Raquel Vaz-Pinto considera que falamos pouco sobre o que está a acontecer na China, “sobre os seus problemas, os seus desafios, os seus obstáculos”. “Assumimos em termos de debate que o caminho da China para superpotência só pode ser travado por questões externas, só pode ser travado pelos EUA. E, no entanto, não me parece que seja esse o caso, há imensas questões internas nesta China que são para mim o grande desafio nesse caminho para um estatuto de superpotência que ainda não tem.”, acrescenta.

Guerra na Ucrânia

A dependência chinesa face aos EUA é a grande questão em cima da mesa no que toca a eventual apoio da China à Rússia no conflito com a Ucrânia, acredita Raquel Vaz-Pinto. “Se a Rússia tivesse invadido a Ucrânia uns anos mais à frente, talvez os processos de separação em algumas áreas fundamentais já tivessem permitido à China uma maior independência em termos de componentes ou de aspectos que são muito relevantes para as suas principais áreas de actuação económica e comercial.
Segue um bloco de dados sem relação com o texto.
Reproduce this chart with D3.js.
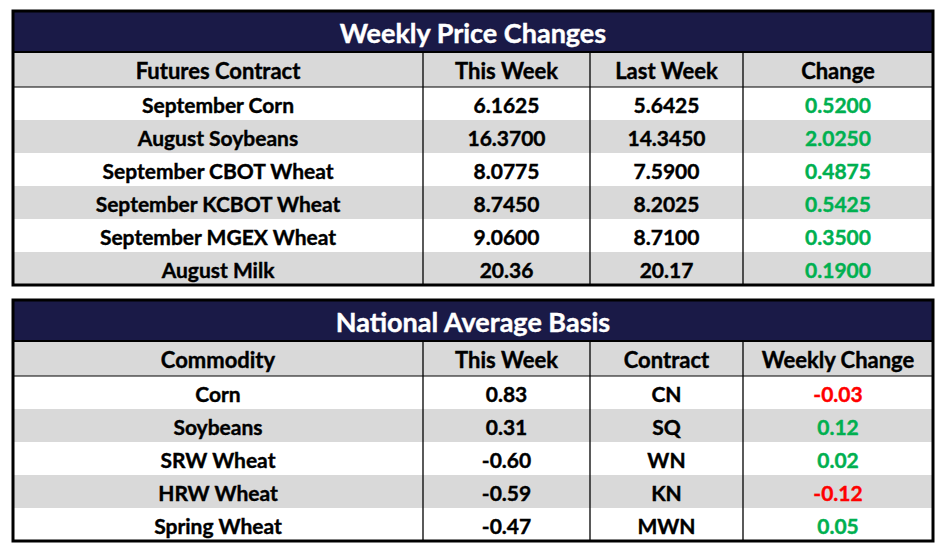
<!DOCTYPE html>
<html>
<head>
<meta charset="utf-8">
<script src="https://cdn.jsdelivr.net/npm/d3@7"></script>
<style>
  body { margin: 0; background: #fff; }
  text { font-family: Lato, "Open Sans", sans-serif; font-weight: 700; }
</style>
</head>
<body>
<div id="chart"></div>
<script>
// Weekly price changes table
const futuresHeaders = ["Futures Contract", "This Week", "Last Week", "Change"]
const futuresContracts = ["September Corn", "August Soybeans", "September CBOT Wheat",
  "September KCBOT Wheat", "September MGEX Wheat", "August Milk"]
const futuresThisWeek = ["6.1625", "16.3700", "8.0775", "8.7450", "9.0600", "20.36"]
const futuresLastWeek = ["5.6425", "14.3450", "7.5900", "8.2025", "8.7100", "20.17"]
const futuresChange = ["0.5200", "2.0250", "0.4875", "0.5425", "0.3500", "0.1900"]

// National average basis table
const basisHeaders = ["Commodity", "This Week", "Contract", "Weekly Change"]
const basisCommodities = ["Corn", "Soybeans", "SRW Wheat", "HRW Wheat", "Spring Wheat"]
const basisThisWeek = ["0.83", "0.31", "-0.60", "-0.59", "-0.47"]
const basisContracts = ["CN", "SQ", "WN", "KN", "MWN"]
const basisChange = ["-0.03", "0.12", "0.02", "-0.12", "0.05"]

const W = 947, H = 553
const navy = "#1a1a47", gray = "#d9d9d9", green = "#00b050", red = "#ff0000"

const svg = d3.select("#chart").append("svg")
  .attr("width", W).attr("height", H)

// column edges shared by both tables
const colX = d3.scaleLinear().domain([0, 1, 2, 3, 4]).range([13, 423, 590, 743, 933])

function drawTable(top, title, headers, columns, colorCol) {
  const nRows = columns[0].length
  const titleH = 41, headH = 35, rowH = 33
  const headTop = top + titleH
  const bodyTop = headTop + headH
  const y = d3.scaleBand().domain(d3.range(nRows)).range([bodyTop, bodyTop + rowH * nRows])
  const bottom = bodyTop + rowH * nRows
  const g = svg.append("g")

  // title bar
  g.append("rect").attr("x", colX(0)).attr("y", top)
    .attr("width", colX(4) - colX(0)).attr("height", titleH).attr("fill", navy)
  g.append("text").attr("x", (colX(0) + colX(4)) / 2).attr("y", top + titleH / 2 + 1)
    .attr("text-anchor", "middle").attr("dominant-baseline", "central")
    .attr("fill", "#fff").attr("stroke", "#fff").attr("stroke-width", 0.4)
    .attr("font-size", 27).text(title)

  // header row
  g.append("rect").attr("x", colX(0)).attr("y", headTop)
    .attr("width", colX(4) - colX(0)).attr("height", headH).attr("fill", gray)
  g.selectAll(".hdr").data(headers).enter().append("text")
    .attr("x", (d, i) => (colX(i) + colX(i + 1)) / 2)
    .attr("y", headTop + headH / 2 + 1)
    .attr("text-anchor", "middle").attr("dominant-baseline", "central")
    .attr("font-size", 22).attr("fill", "#000").attr("stroke", "#000").attr("stroke-width", 0.4)
    .text(d => d)

  // body rows
  g.selectAll(".row").data(d3.range(nRows)).enter().append("rect")
    .attr("x", colX(0)).attr("y", d => y(d))
    .attr("width", colX(4) - colX(0)).attr("height", y.bandwidth())
    .attr("fill", d => d % 2 ? gray : "#fff")

  columns.forEach((col, c) => {
    g.selectAll(".c" + c).data(col).enter().append("text")
      .attr("x", (colX(c) + colX(c + 1)) / 2)
      .attr("y", (d, i) => y(i) + y.bandwidth() / 2 + 1)
      .attr("text-anchor", "middle").attr("dominant-baseline", "central")
      .attr("font-size", 21)
      .attr("fill", d => c === colorCol ? (+d < 0 ? red : green) : "#000")
      .attr("stroke", d => c === colorCol ? (+d < 0 ? red : green) : "#000")
      .attr("stroke-width", 0.4)
      .text(d => d)
  })

  // lines
  g.append("line").attr("x1", colX(0)).attr("x2", colX(4))
    .attr("y1", headTop).attr("y2", headTop).attr("stroke", "#000").attr("stroke-width", 2)
  g.append("line").attr("x1", colX(0)).attr("x2", colX(4))
    .attr("y1", bodyTop).attr("y2", bodyTop).attr("stroke", "#000").attr("stroke-width", 1)
  g.selectAll(".vl").data([1, 2, 3]).enter().append("line")
    .attr("x1", d => colX(d)).attr("x2", d => colX(d))
    .attr("y1", headTop).attr("y2", bottom).attr("stroke", "#000").attr("stroke-width", 1.3)
  g.append("rect").attr("x", colX(0)).attr("y", top)
    .attr("width", colX(4) - colX(0)).attr("height", bottom - top)
    .attr("fill", "none").attr("stroke", "#000").attr("stroke-width", 3)
}

drawTable(11, "Weekly Price Changes", futuresHeaders,
  [futuresContracts, futuresThisWeek, futuresLastWeek, futuresChange], 3)
drawTable(300, "National Average Basis", basisHeaders,
  [basisCommodities, basisThisWeek, basisContracts, basisChange], 3)
</script>
</body>
</html>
Nesta fase específica isso não se verifica de todo.” 

A proposta da China para a resolução do conflito na Ucrânia vinca bem a “enorme preocupação sobre esta decisão dos EUA e dos seus aliados de pôr em marcha sanções económicas e financeiras”, acrescenta Vaz-Pinto. “Parece-me arriscado [que a China apoie a Rússia], em termos de custos políticos, económicos e financeiros não sei se nesta fase será útil, mas também por outro lado não me parece que uma derrota inequívoca da Rússia seja do interesse explícito da RPC. Para já, o que podemos perceber é que este alegado plano de paz favorece muito mais o agressor do que o país invadido.”